• WHAT TO PRODUCE:
Skip all pictures, then print the remaining material exactly.

• SOURCE MATERIAL:
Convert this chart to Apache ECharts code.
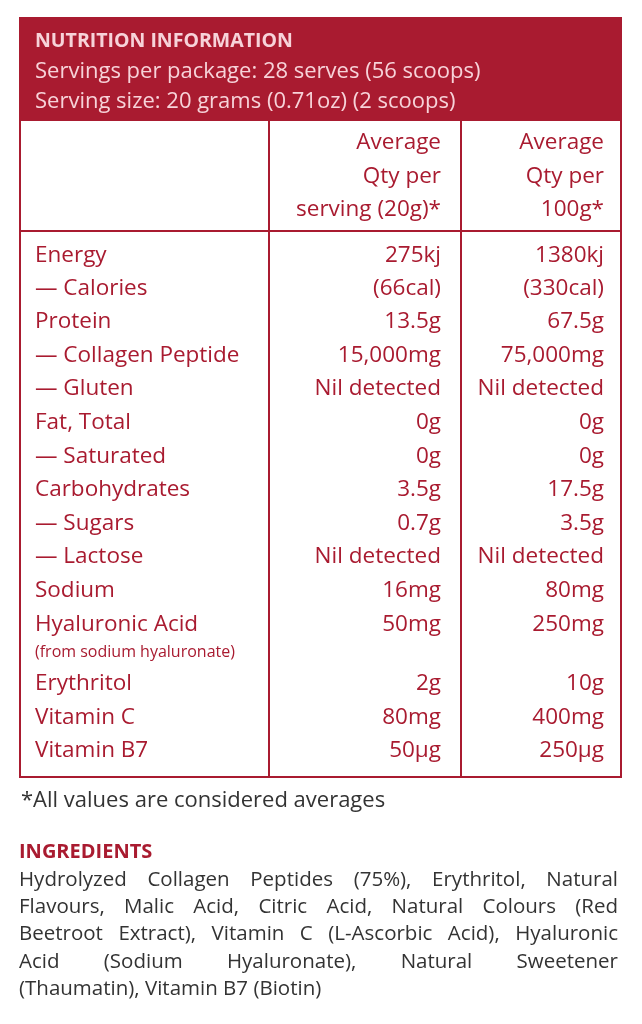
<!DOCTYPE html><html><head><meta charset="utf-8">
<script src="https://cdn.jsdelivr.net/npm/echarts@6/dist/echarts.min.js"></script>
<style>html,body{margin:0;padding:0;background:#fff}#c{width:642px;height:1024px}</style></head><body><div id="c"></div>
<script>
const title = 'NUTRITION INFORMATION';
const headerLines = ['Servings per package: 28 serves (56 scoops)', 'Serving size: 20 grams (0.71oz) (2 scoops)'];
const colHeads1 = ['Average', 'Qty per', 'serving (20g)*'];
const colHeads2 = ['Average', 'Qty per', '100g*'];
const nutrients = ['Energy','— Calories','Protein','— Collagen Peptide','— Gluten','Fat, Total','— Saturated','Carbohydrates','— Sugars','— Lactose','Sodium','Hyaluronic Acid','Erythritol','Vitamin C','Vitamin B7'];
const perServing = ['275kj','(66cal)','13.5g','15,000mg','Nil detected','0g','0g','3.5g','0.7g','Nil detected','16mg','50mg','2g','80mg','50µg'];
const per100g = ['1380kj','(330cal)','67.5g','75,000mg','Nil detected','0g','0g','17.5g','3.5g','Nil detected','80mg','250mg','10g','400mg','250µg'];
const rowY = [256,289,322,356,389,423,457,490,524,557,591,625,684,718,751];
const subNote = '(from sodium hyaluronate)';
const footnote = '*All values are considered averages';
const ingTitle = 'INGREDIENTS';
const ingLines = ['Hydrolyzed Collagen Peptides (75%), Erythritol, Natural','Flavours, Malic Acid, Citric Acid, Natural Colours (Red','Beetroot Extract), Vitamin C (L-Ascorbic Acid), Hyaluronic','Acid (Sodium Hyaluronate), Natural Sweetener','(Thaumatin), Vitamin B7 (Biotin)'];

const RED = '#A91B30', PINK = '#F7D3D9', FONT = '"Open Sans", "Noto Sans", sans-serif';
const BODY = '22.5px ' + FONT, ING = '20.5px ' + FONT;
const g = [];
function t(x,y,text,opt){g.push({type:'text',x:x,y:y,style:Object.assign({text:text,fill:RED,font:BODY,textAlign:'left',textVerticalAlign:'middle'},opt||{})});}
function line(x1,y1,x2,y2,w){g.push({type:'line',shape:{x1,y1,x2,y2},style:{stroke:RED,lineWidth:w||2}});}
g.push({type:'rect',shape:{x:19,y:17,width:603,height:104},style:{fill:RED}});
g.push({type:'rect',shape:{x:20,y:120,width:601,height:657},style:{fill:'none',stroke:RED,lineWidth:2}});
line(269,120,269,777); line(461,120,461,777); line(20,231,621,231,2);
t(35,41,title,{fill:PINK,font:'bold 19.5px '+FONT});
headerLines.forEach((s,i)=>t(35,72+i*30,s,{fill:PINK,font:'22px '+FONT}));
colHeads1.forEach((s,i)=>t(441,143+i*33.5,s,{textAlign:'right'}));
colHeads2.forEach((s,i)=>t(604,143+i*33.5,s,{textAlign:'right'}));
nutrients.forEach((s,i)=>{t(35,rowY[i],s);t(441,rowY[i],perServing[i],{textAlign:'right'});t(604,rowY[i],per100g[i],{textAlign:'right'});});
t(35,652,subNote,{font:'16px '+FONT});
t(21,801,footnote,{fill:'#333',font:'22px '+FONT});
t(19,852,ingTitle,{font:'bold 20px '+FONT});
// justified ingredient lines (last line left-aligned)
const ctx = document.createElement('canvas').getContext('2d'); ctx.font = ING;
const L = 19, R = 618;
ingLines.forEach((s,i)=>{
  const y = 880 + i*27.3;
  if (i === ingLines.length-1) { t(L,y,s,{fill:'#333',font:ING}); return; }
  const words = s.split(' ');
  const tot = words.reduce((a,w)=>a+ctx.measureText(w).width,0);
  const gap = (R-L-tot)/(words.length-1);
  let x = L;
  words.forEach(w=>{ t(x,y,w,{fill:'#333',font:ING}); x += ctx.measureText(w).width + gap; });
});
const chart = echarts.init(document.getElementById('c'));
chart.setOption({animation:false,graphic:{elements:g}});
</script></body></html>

• COMPLETED TASK:
Convert this chart to Apache ECharts code.
<!DOCTYPE html><html><head><meta charset="utf-8">
<script src="https://cdn.jsdelivr.net/npm/echarts@6/dist/echarts.min.js"></script>
<style>html,body{margin:0;padding:0;background:#fff}#c{width:642px;height:1024px}</style></head><body><div id="c"></div>
<script>
const title = 'NUTRITION INFORMATION';
const headerLines = ['Servings per package: 28 serves (56 scoops)', 'Serving size: 20 grams (0.71oz) (2 scoops)'];
const colHeads1 = ['Average', 'Qty per', 'serving (20g)*'];
const colHeads2 = ['Average', 'Qty per', '100g*'];
const nutrients = ['Energy','— Calories','Protein','— Collagen Peptide','— Gluten','Fat, Total','— Saturated','Carbohydrates','— Sugars','— Lactose','Sodium','Hyaluronic Acid','Erythritol','Vitamin C','Vitamin B7'];
const perServing = ['275kj','(66cal)','13.5g','15,000mg','Nil detected','0g','0g','3.5g','0.7g','Nil detected','16mg','50mg','2g','80mg','50µg'];
const per100g = ['1380kj','(330cal)','67.5g','75,000mg','Nil detected','0g','0g','17.5g','3.5g','Nil detected','80mg','250mg','10g','400mg','250µg'];
const rowY = [256,289,322,356,389,423,457,490,524,557,591,625,684,718,751];
const subNote = '(from sodium hyaluronate)';
const footnote = '*All values are considered averages';
const ingTitle = 'INGREDIENTS';
const ingLines = ['Hydrolyzed Collagen Peptides (75%), Erythritol, Natural','Flavours, Malic Acid, Citric Acid, Natural Colours (Red','Beetroot Extract), Vitamin C (L-Ascorbic Acid), Hyaluronic','Acid (Sodium Hyaluronate), Natural Sweetener','(Thaumatin), Vitamin B7 (Biotin)'];

const RED = '#A91B30', PINK = '#F7D3D9', FONT = '"Open Sans", "Noto Sans", sans-serif';
const BODY = '22.5px ' + FONT, ING = '20.5px ' + FONT;
const g = [];
function t(x,y,text,opt){g.push({type:'text',x:x,y:y,style:Object.assign({text:text,fill:RED,font:BODY,textAlign:'left',textVerticalAlign:'middle'},opt||{})});}
function line(x1,y1,x2,y2,w){g.push({type:'line',shape:{x1,y1,x2,y2},style:{stroke:RED,lineWidth:w||2}});}
g.push({type:'rect',shape:{x:19,y:17,width:603,height:104},style:{fill:RED}});
g.push({type:'rect',shape:{x:20,y:120,width:601,height:657},style:{fill:'none',stroke:RED,lineWidth:2}});
line(269,120,269,777); line(461,120,461,777); line(20,231,621,231,2);
t(35,41,title,{fill:PINK,font:'bold 19.5px '+FONT});
headerLines.forEach((s,i)=>t(35,72+i*30,s,{fill:PINK,font:'22px '+FONT}));
colHeads1.forEach((s,i)=>t(441,143+i*33.5,s,{textAlign:'right'}));
colHeads2.forEach((s,i)=>t(604,143+i*33.5,s,{textAlign:'right'}));
nutrients.forEach((s,i)=>{t(35,rowY[i],s);t(441,rowY[i],perServing[i],{textAlign:'right'});t(604,rowY[i],per100g[i],{textAlign:'right'});});
t(35,652,subNote,{font:'16px '+FONT});
t(21,801,footnote,{fill:'#333',font:'22px '+FONT});
t(19,852,ingTitle,{font:'bold 20px '+FONT});
// justified ingredient lines (last line left-aligned)
const ctx = document.createElement('canvas').getContext('2d'); ctx.font = ING;
const L = 19, R = 618;
ingLines.forEach((s,i)=>{
  const y = 880 + i*27.3;
  if (i === ingLines.length-1) { t(L,y,s,{fill:'#333',font:ING}); return; }
  const words = s.split(' ');
  const tot = words.reduce((a,w)=>a+ctx.measureText(w).width,0);
  const gap = (R-L-tot)/(words.length-1);
  let x = L;
  words.forEach(w=>{ t(x,y,w,{fill:'#333',font:ING}); x += ctx.measureText(w).width + gap; });
});
const chart = echarts.init(document.getElementById('c'));
chart.setOption({animation:false,graphic:{elements:g}});
</script></body></html>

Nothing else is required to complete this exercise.